One of his favourite images, for example, depicts the Pineapple Slide in Old Airport Park. "A structure that can be considered part of the shared collective memory of this city and part of many childhood memories of Abu Dhabi," he writes. "What do we do to a structure like this? Do we document it, save it, or do we get over our nostalgia and throw away the pineapple?" Alongside the image of Gate Towers on Reem Island, meanwhile, Al Ramahi asks: "Who did it first or better? Abu Dhabi or Singapore?"

But the structures that really excite Al Ramahi are the ones with a history that is largely unknown, such as a tower block – "A beautiful creme coloured tower with rows of geometric windows surrounded by raised borders" – on Hamdan Street. "I want to bring awareness to the buildings here that people don't notice," he says. "I'm pushing for more of the ­smaller buildings."

Al Ramahi is proud to be telling this history. “People are very receptive to it,” he says. “You realise that there is not much information about architecture, especially anything built 20 or 30 years ago, unless it’s a landmark. Some of the things I want to post have no name, no information whatsoever about them.”

In his quest to discover the most interesting architecture in Abu Dhabi, Al Ramahi has unearthed some fascinating stories. Earlier this month, he posted an image of what he describes as the “Asian House” in Al Bateen. “Still one of my top five favourite houses in the city,” Al Ramahi wrote on Instagram. “Any info, please contact us.”
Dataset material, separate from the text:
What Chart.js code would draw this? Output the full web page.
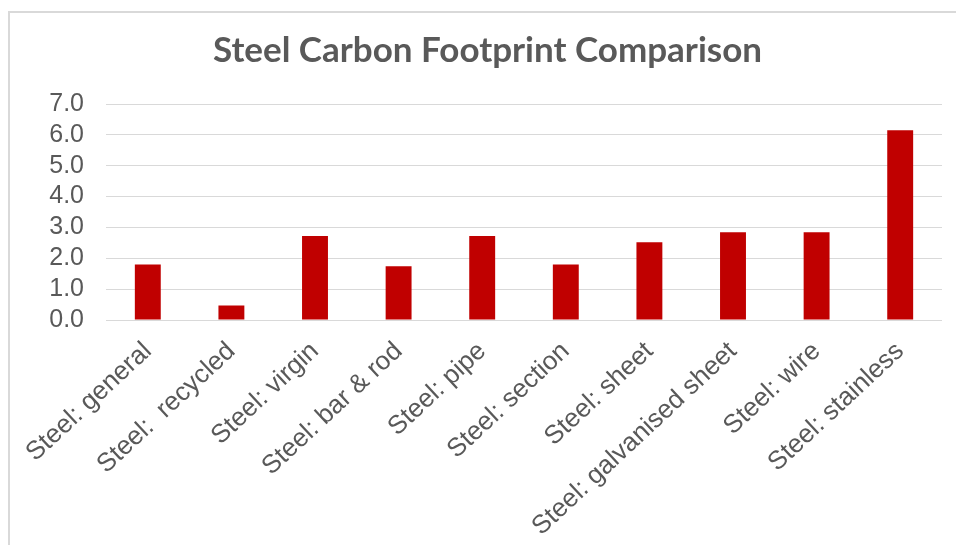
<!DOCTYPE html>
<html>
<head>
<meta charset="utf-8">
<script src="https://cdn.jsdelivr.net/npm/chart.js@4"></script>
<style>
  html, body { margin: 0; padding: 0; background: #ffffff; }
  body { width: 956px; height: 545px; position: relative; overflow: hidden; }
  #frame {
    position: absolute; left: 8px; top: 11px; width: 980px; height: 560px;
    border: 2px solid #d9d9d9; box-sizing: border-box;
  }
  #wrap { position: absolute; left: 0; top: 0; width: 956px; height: 545px; }
</style>
</head>
<body>
<div id="frame"></div>
<div id="wrap"><canvas id="chart" width="956" height="545"></canvas></div>
<script>
// Embodied carbon of steel products (kgCO2 per kg)
const categories = [
  'Steel: general',
  'Steel:  recycled',
  'Steel: virgin',
  'Steel: bar & rod',
  'Steel: pipe',
  'Steel: section',
  'Steel: sheet',
  'Steel: galvanised sheet',
  'Steel: wire',
  'Steel: stainless'
];
const footprint = [1.80, 0.47, 2.72, 1.74, 2.72, 1.80, 2.52, 2.84, 2.84, 6.15];
const yMin = 0;
const yMax = 7;
const yStep = 1;

const textGrey = '#595959';
const gridGrey = '#d9d9d9';

new Chart(document.getElementById('chart'), {
  type: 'bar',
  data: {
    labels: categories,
    datasets: [{
      label: 'Carbon footprint',
      data: footprint,
      backgroundColor: '#c00000',
      borderWidth: 0,
      categoryPercentage: 1.0,
      barPercentage: 0.31
    }]
  },
  options: {
    responsive: false,
    animation: false,
    devicePixelRatio: 1,
    layout: { padding: { left: 33, right: 14, top: 0, bottom: 0 } },
    plugins: {
      legend: { display: false },
      tooltip: { enabled: false },
      title: {
        display: true,
        text: 'Steel Carbon Footprint Comparison',
        color: textGrey,
        font: { family: 'Lato', size: 35, weight: 'bold' },
        padding: { top: 30, bottom: 32 }
      }
    },
    scales: {
      x: {
        grid: { display: false },
        border: { display: false },
        ticks: {
          color: textGrey,
          font: { family: 'Liberation Sans', size: 26 },
          minRotation: 43,
          maxRotation: 43,
          autoSkip: false,
          padding: 8
        },
        afterFit: (scale) => { scale.height = 225; }
      },
      y: {
        min: yMin,
        max: yMax,
        grid: { color: gridGrey, lineWidth: 1, drawTicks: false },
        border: { display: false },
        ticks: {
          stepSize: yStep,
          autoSkip: false,
          color: textGrey,
          font: { family: 'Liberation Sans', size: 25 },
          padding: 22,
          callback: (v) => Number(v).toFixed(1)
        },
        afterFit: (scale) => { scale.width = 73; }
      }
    }
  }
});
</script>
</body>
</html>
Amazingly, within 10 minutes, the owners of the villa had been in touch with more information about how this delicate, three-tiered home was built. It transpires that the house, which was completed in 1983, was designed after Abdullah Al Fahim, part of one of the oldest and largest family business conglomerates in the region, returned from an official visit to Japan, where he had received a gift based on the Golden Temple in Kyoto.

“The late Sheikh Zayed happened to drive by when the villa was almost completed, and, well, let’s just say homeowners were encouraged to stick to more traditional designs after that,” writes Al Ramahi. “Tourists would stop by and take pictures, and be surprised when the owners would come out in kanduras and jump in the photo.”

And the good news for the increasing number of Vectors and Stuff fans is that Al Ramahi has no plans to stop mapping Abu Dhabi. “Honestly, every time I go down Hamdan Street or to the Tourist Club area, there’s just a crazy amount of buildings I want to do,” he says. “Coming from a planning and ­architecture background, you have an appreciation for buildings that some people find ugly. They don’t understand the ­significance of these buildings to the city.”